4) I am completely wrong and have no idea what I am talking about and shouldn't be writing an investment blog much less running a hedge fund. If this is true please send me an e-mail privately and tell me.

5) The investors who are propping the market up don't fully understand the reasons supporting valuation that I described earlier in this post so therefore they cannot stop investing when these reasons end.

6) There is a lag time before the financing problems impact the stock market.

7) Investors believe that private equity shops have so much money that they will spend it no matter what. If they make bad deals it will be years before the limited partners who invest in these funds feel it.
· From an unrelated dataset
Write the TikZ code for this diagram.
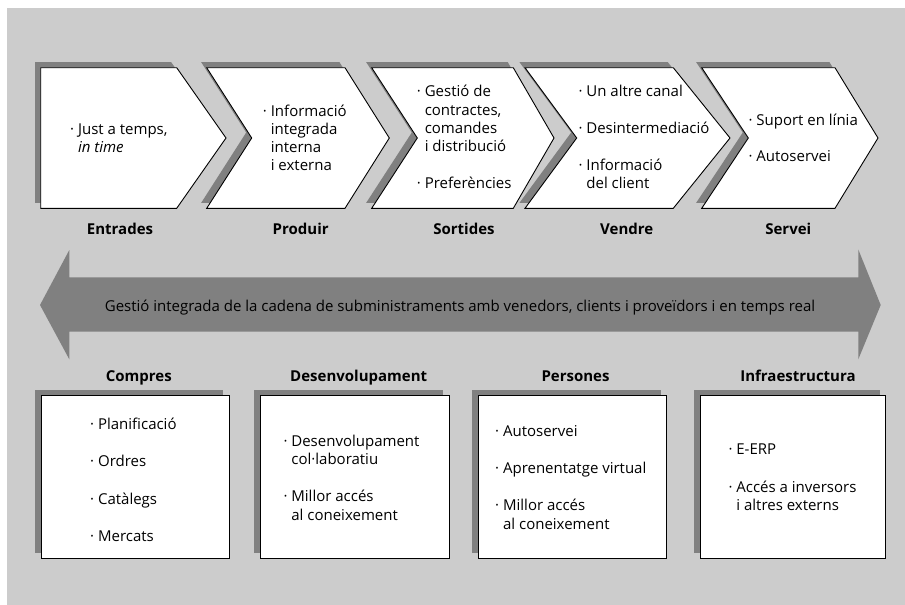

If I had to make a bet, it would be on reasons 2 and 7 (I hope it's not #4). Interest rates are still low historically, some marginal deals may fall through, but many would still work at least on paper based on a spreadsheet with optimistic projections of future cash flow growth and EBITDA exit multiples.

Tuesday, July 17, 2007

The Death of Liquidity – Part I

Liquidity…it’s Wall Street’s excuse for everything. Why does the stock market keep going up? Liquidity. Why do real estate prices keep going up? Liquidity. Why haven’t we had a significant correction in months? Liquidity. Why do the skirts of CNBC anchorwomen keep getting shorter? Liquidity.

Recent articles in the financial press represent an obituary for this pesky little word that has come to mean so much to so many people.

The Wall Street Journal, reported today that Wall Street investment banks are having trouble placing debt to finance the latest round of private equity buyouts. They even had to extend bridge loans with their own capital since bond investors seem to have finally realized that covenant lite and toggle bonds are dirty words.

Will the end of liquidity knock out one of the legs that are propping up this market? Time will solve that mystery. Could it be that it is not really the death of liquidity, but just investors demanding a higher yield for the risk that they finally realized they are taking?